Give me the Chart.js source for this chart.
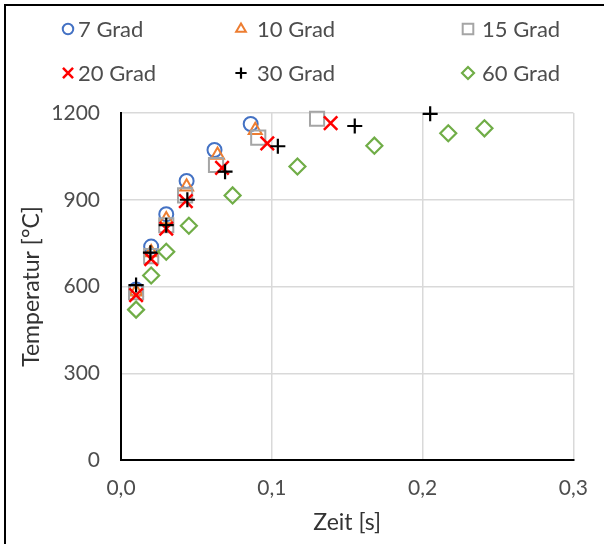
<!DOCTYPE html>
<html>
<head>
<meta charset="utf-8">
<script src="https://cdn.jsdelivr.net/npm/chart.js@4/dist/chart.umd.min.js"></script>
<style>
  html, body { margin: 0; padding: 0; background: #fff; }
  #wrap { position: relative; width: 604px; height: 544px; }
</style>
</head>
<body>
<div id="wrap"><canvas id="c" width="604" height="544"></canvas></div>
<script>
// Temperature over time for different angles
const seriesNames = ['7 Grad', '10 Grad', '15 Grad', '20 Grad', '30 Grad', '60 Grad'];

const time7  = [0.010, 0.020, 0.030, 0.0435, 0.062, 0.086];
const temp7  = [590, 738, 850, 965, 1072, 1162];

const time10 = [0.010, 0.020, 0.030, 0.0435, 0.064, 0.089];
const temp10 = [582, 718, 832, 945, 1055, 1140];

const time15 = [0.010, 0.020, 0.030, 0.0425, 0.063, 0.091, 0.130];
const temp15 = [580, 705, 812, 915, 1020, 1115, 1180];

const time20 = [0.010, 0.020, 0.030, 0.043, 0.067, 0.097, 0.139];
const temp20 = [570, 695, 800, 895, 1010, 1095, 1165];

const time30 = [0.010, 0.0195, 0.030, 0.044, 0.069, 0.104, 0.155, 0.205];
const temp30 = [605, 717, 812, 900, 997, 1085, 1155, 1197];

const time60 = [0.010, 0.020, 0.030, 0.045, 0.074, 0.117, 0.168, 0.217, 0.241];
const temp60 = [520, 638, 720, 810, 915, 1015, 1087, 1130, 1147];

const xTickLabels = ['0,0', '0,1', '0,2', '0,3'];
const yTickLabels = ['0', '300', '600', '900', '1200'];

const FONT = 'Lato, "Open Sans", sans-serif';
const TEXT = '#4d4d4d';
const TITLE = '#333333';

function pts(xs, ys) { return xs.map((x, i) => ({ x: x, y: ys[i] })); }

const styles = [
  { pointStyle: 'circle',   color: '#4472C4', radius: 7,   width: 2 },
  { pointStyle: 'triangle', color: '#ED7D31', radius: 7.5, width: 2 },
  { pointStyle: 'rect',     color: '#A5A5A5', radius: 10,  width: 2 },
  { pointStyle: 'crossRot', color: '#FF0000', radius: 9.5, width: 2.5 },
  { pointStyle: 'cross',    color: '#000000', radius: 7.5, width: 2.2 },
  { pointStyle: 'rectRot',  color: '#70AD47', radius: 8,   width: 2.2 }
];
const seriesData = [
  pts(time7, temp7), pts(time10, temp10), pts(time15, temp15),
  pts(time20, temp20), pts(time30, temp30), pts(time60, temp60)
];

const datasets = seriesNames.map((name, i) => ({
  label: name,
  data: seriesData[i],
  showLine: false,
  clip: false,
  pointStyle: styles[i].pointStyle,
  pointRadius: styles[i].radius,
  pointHoverRadius: styles[i].radius,
  pointBorderColor: styles[i].color,
  pointBackgroundColor: 'rgba(0,0,0,0)',
  pointBorderWidth: styles[i].width,
  order: seriesNames.length - i
}));

// Legend in two rows of three columns, plus the frame lines
const legendCols = [68, 241, 468];
const legendTextX = [78, 257, 482];
const legendRows = [29, 73];
const legendPlugin = {
  id: 'gridLegend',
  afterDraw(chart) {
    const ctx = chart.ctx;
    ctx.save();
    // frame
    ctx.strokeStyle = '#000';
    ctx.lineWidth = 2;
    ctx.beginPath();
    ctx.moveTo(5, 544);
    ctx.lineTo(5, 5);
    ctx.lineTo(604, 5);
    ctx.stroke();

    ctx.font = '22px ' + FONT;
    ctx.textBaseline = 'middle';
    ctx.textAlign = 'left';
    seriesNames.forEach((name, i) => {
      const col = i % 3;
      const cx = legendCols[col];
      const cy = legendRows[Math.floor(i / 3)];
      const st = styles[i];
      ctx.strokeStyle = st.color;
      ctx.fillStyle = 'rgba(0,0,0,0)';
      ctx.lineWidth = st.width;
      Chart.helpers.drawPoint(ctx, {
        pointStyle: st.pointStyle,
        radius: st.radius * 0.75,
        rotation: 0,
        borderWidth: st.width
      }, cx, cy);
      ctx.fillStyle = TEXT;
      ctx.fillText(name, legendTextX[col], cy + 1);
    });
    ctx.restore();
  }
};

new Chart(document.getElementById('c'), {
  type: 'scatter',
  data: { datasets: datasets },
  plugins: [legendPlugin],
  options: {
    responsive: false,
    animation: false,
    events: [],
    layout: { padding: { top: 113, right: 26, left: 0, bottom: 0 } },
    plugins: { legend: { display: false }, tooltip: { enabled: false } },
    scales: {
      x: {
        type: 'linear',
        min: 0, max: 0.3,
        afterBuildTicks(scale) {
          scale.ticks = xTickLabels.map((t, i) => ({ value: i * 0.1 }));
        },
        afterFit(scale) { scale.height = 84; },
        grid: { color: '#D9D9D9', lineWidth: 1.5, drawTicks: false },
        border: { color: '#000', width: 2 },
        ticks: {
          padding: 16,
          color: TEXT,
          font: { family: FONT, size: 21 },
          maxRotation: 0,
          callback: (v, i) => xTickLabels[i]
        },
        title: {
          display: true,
          text: 'Zeit [s]',
          color: TITLE,
          font: { family: FONT, size: 23 },
          padding: { top: 0, bottom: 8 }
        }
      },
      y: {
        type: 'linear',
        min: 0, max: 1200,
        afterBuildTicks(scale) {
          scale.ticks = yTickLabels.map(t => ({ value: Number(t) }));
        },
        afterFit(scale) { scale.width = 121; },
        grid: { color: '#D9D9D9', lineWidth: 1.5, drawTicks: false },
        border: { color: '#000', width: 2 },
        ticks: {
          padding: 21,
          color: TEXT,
          font: { family: FONT, size: 21 },
          callback: (v, i) => yTickLabels[i]
        },
        title: {
          display: true,
          text: 'Temperatur [°C]',
          color: TITLE,
          font: { family: FONT, size: 23 },
          padding: { top: 18, bottom: 0 }
        }
      }
    }
  }
});
</script>
</body>
</html>
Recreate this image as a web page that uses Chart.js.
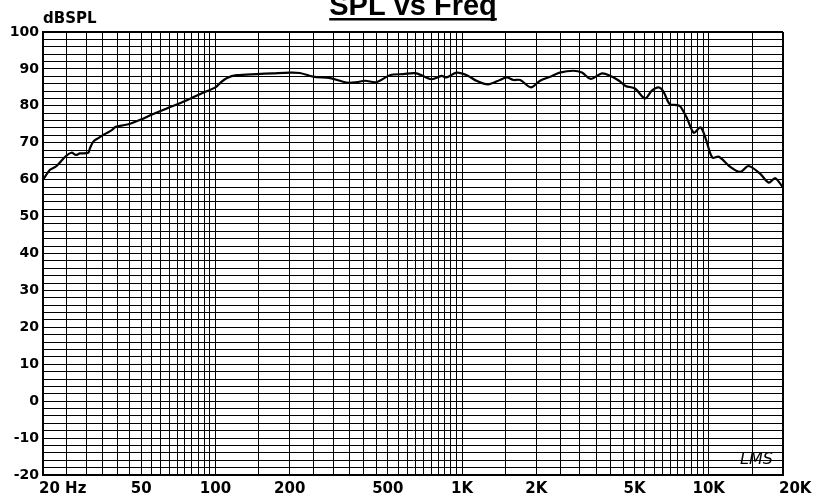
<!DOCTYPE html>
<html>
<head>
<meta charset="utf-8">
<script src="https://cdn.jsdelivr.net/npm/chart.js@4.4.1/dist/chart.umd.min.js"></script>
<style>
  html, body { margin: 0; padding: 0; background: #fff; }
  #wrap { width: 815px; height: 504px; }
</style>
</head>
<body>
<div id="wrap"><canvas id="spl" width="815" height="504"></canvas></div>
<script>
/* ── SPL vs Freq (LMS style response plot) ── */

const FREQ = [20, 20.2, 21.3, 22.7, 24.6, 26.1, 27.2, 28.2, 30.5, 31, 32, 33.4, 35.7, 38, 39.4, 42.9, 45.7, 49.6,
    56, 63.5, 71.8, 81.2, 91, 100, 105, 111, 122, 147, 171, 200, 220, 249, 292, 340, 374, 404, 449, 510, 578,
    652, 752, 826, 864, 950, 1046, 1150, 1274, 1424, 1517, 1616, 1720, 1900, 2070, 2277, 2490, 2825, 3060,
    3320, 3690, 4000, 4330, 4600, 5020, 5520, 5880, 6260, 6560, 6940, 7440, 7680, 8170, 8700, 9260, 9710,
    10340, 11000, 12100, 13400, 14500, 16100, 17500, 18600, 19900, 20000];
const SPL = [60.0, 60.4, 62.6, 63.7, 66.2, 67.3, 66.7, 67.1, 67.3, 68.5, 70.3, 71.2, 72.4, 73.4, 74.3, 74.8, 75.3, 76.2,
    77.8, 79.3, 80.7, 82.3, 83.8, 85.0, 86.3, 87.5, 88.3, 88.6, 88.8, 89.0, 88.9, 87.9, 87.5, 86.3, 86.4, 86.8, 86.4, 88.3, 88.6,
    88.8, 87.2, 88.1, 87.7, 89.0, 88.3, 86.7, 85.8, 87.0, 87.7, 87.0, 87.0, 85.0, 86.8, 87.9, 89.0, 89.5, 89.0,
    87.3, 88.8, 88.1, 86.8, 85.4, 84.7, 82.0, 84.1, 85.0, 83.8, 80.5, 80.2, 79.8, 76.6, 72.7, 74.2, 71.2,
    66.0, 66.2, 63.7, 62.1, 63.7, 61.7, 59.2, 60.4, 58.1, 58.0];

// grid lines: 5 Hz steps to 100, 50 Hz to 1K, 500 Hz to 10K, 5K to 20K
const GRID_FREQ = [];
for (let f = 20; f < 100; f += 5) GRID_FREQ.push(f);
for (let f = 100; f < 1000; f += 50) GRID_FREQ.push(f);
for (let f = 1000; f < 10000; f += 500) GRID_FREQ.push(f);
for (let f = 10000; f <= 20000; f += 5000) GRID_FREQ.push(f);

const X_LABELS = [
    { v: 20, t: "20 Hz", align: "left" },
    { v: 50, t: "50" }, { v: 100, t: "100" }, { v: 200, t: "200" }, { v: 500, t: "500" },
    { v: 1000, t: "1K" }, { v: 2000, t: "2K" }, { v: 5000, t: "5K" }, { v: 10000, t: "10K" },
    { v: 20000, t: "20K", align: "left" }
];

const Y_MIN = -20, Y_MAX = 100, Y_GRID_STEP = 2, Y_LABEL_STEP = 10;

const FONT = "DejaVu Sans";

/* ── Title, unit label, freq labels and logo ── */
const decorPlugin = {
    id: "decor",
    afterDraw(chart) {
        const c = chart.ctx;
        const xs = chart.scales.x;
        const area = chart.chartArea;
        c.save();
        c.fillStyle = "#000";

        // title with underline
        c.font = "bold 29px 'Liberation Sans', Arial";
        c.textAlign = "center";
        c.textBaseline = "alphabetic";
        const title = "SPL vs Freq";
        const cx = (area.left + area.right) / 2;
        c.fillText(title, cx, 15);
        const w = c.measureText(title).width;
        c.fillRect(cx - w / 2, 18, w, 2.5);

        // unit
        c.font = `bold 15px '${FONT}'`;
        c.textAlign = "left";
        c.fillText("dBSPL", 43, 23);

        // frequency labels
        c.font = `bold 15px '${FONT}'`;
        X_LABELS.forEach(l => {
            const px = xs.getPixelForValue(l.v);
            if (l.align === "left") { c.textAlign = "left"; c.fillText(l.t, px - 4, 493); }
            else { c.textAlign = "center"; c.fillText(l.t, px, 493); }
        });

        // LMS mark
        c.font = `italic 16px '${FONT}'`;
        c.textAlign = "left";
        c.fillText("LMS", 740, 464);
        c.restore();
    }
};

new Chart(document.getElementById("spl").getContext("2d"), {
    type: "line",
    data: {
        datasets: [{
            data: FREQ.map((f, i) => ({ x: f, y: SPL[i] })),
            borderColor: "#000", borderWidth: 2.2, pointRadius: 0, tension: 0.3, fill: false
        }]
    },
    options: {
        responsive: false, animation: false,
        layout: { padding: { top: 32, right: 32, left: 0, bottom: 0 } },
        plugins: { legend: { display: false }, tooltip: { enabled: false } },
        scales: {
            x: {
                type: "logarithmic", min: 20, max: 20000,
                afterBuildTicks: s => { s.ticks = GRID_FREQ.map(v => ({ value: v })); },
                afterFit: s => { s.height = 29; },
                ticks: { display: false },
                grid: {
                    color: "#000",
                    lineWidth: ctx => (ctx.tick && (ctx.tick.value === 20 || ctx.tick.value === 20000)) ? 2 : 1,
                    drawTicks: false
                },
                border: { color: "#000", width: 2 }
            },
            y: {
                min: Y_MIN, max: Y_MAX,
                afterFit: s => { s.width = 43; },
                ticks: {
                    stepSize: Y_GRID_STEP, autoSkip: false, padding: 4, color: "#000",
                    font: { family: FONT, size: 14, weight: "bold" },
                    callback: v => (v % Y_LABEL_STEP === 0 ? String(v) : "")
                },
                grid: {
                    color: "#000",
                    lineWidth: ctx => (ctx.tick && (ctx.tick.value === Y_MIN || ctx.tick.value === Y_MAX)) ? 2 : 1,
                    drawTicks: false
                },
                border: { color: "#000", width: 2 }
            }
        }
    },
    plugins: [decorPlugin]
});
</script>
</body>
</html>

=====

Problem details: Please give again the entries word for word, starting at the first line and ending with the line that contains "function pts(xs, ys)"; include both of those lines but none of the pictures.

Result of this task:
Give me the Chart.js source for this chart.
<!DOCTYPE html>
<html>
<head>
<meta charset="utf-8">
<script src="https://cdn.jsdelivr.net/npm/chart.js@4/dist/chart.umd.min.js"></script>
<style>
  html, body { margin: 0; padding: 0; background: #fff; }
  #wrap { position: relative; width: 604px; height: 544px; }
</style>
</head>
<body>
<div id="wrap"><canvas id="c" width="604" height="544"></canvas></div>
<script>
// Temperature over time for different angles
const seriesNames = ['7 Grad', '10 Grad', '15 Grad', '20 Grad', '30 Grad', '60 Grad'];

const time7  = [0.010, 0.020, 0.030, 0.0435, 0.062, 0.086];
const temp7  = [590, 738, 850, 965, 1072, 1162];

const time10 = [0.010, 0.020, 0.030, 0.0435, 0.064, 0.089];
const temp10 = [582, 718, 832, 945, 1055, 1140];

const time15 = [0.010, 0.020, 0.030, 0.0425, 0.063, 0.091, 0.130];
const temp15 = [580, 705, 812, 915, 1020, 1115, 1180];

const time20 = [0.010, 0.020, 0.030, 0.043, 0.067, 0.097, 0.139];
const temp20 = [570, 695, 800, 895, 1010, 1095, 1165];

const time30 = [0.010, 0.0195, 0.030, 0.044, 0.069, 0.104, 0.155, 0.205];
const temp30 = [605, 717, 812, 900, 997, 1085, 1155, 1197];

const time60 = [0.010, 0.020, 0.030, 0.045, 0.074, 0.117, 0.168, 0.217, 0.241];
const temp60 = [520, 638, 720, 810, 915, 1015, 1087, 1130, 1147];

const xTickLabels = ['0,0', '0,1', '0,2', '0,3'];
const yTickLabels = ['0', '300', '600', '900', '1200'];

const FONT = 'Lato, "Open Sans", sans-serif';
const TEXT = '#4d4d4d';
const TITLE = '#333333';

function pts(xs, ys) { return xs.map((x, i) => ({ x: x, y: ys[i] })); }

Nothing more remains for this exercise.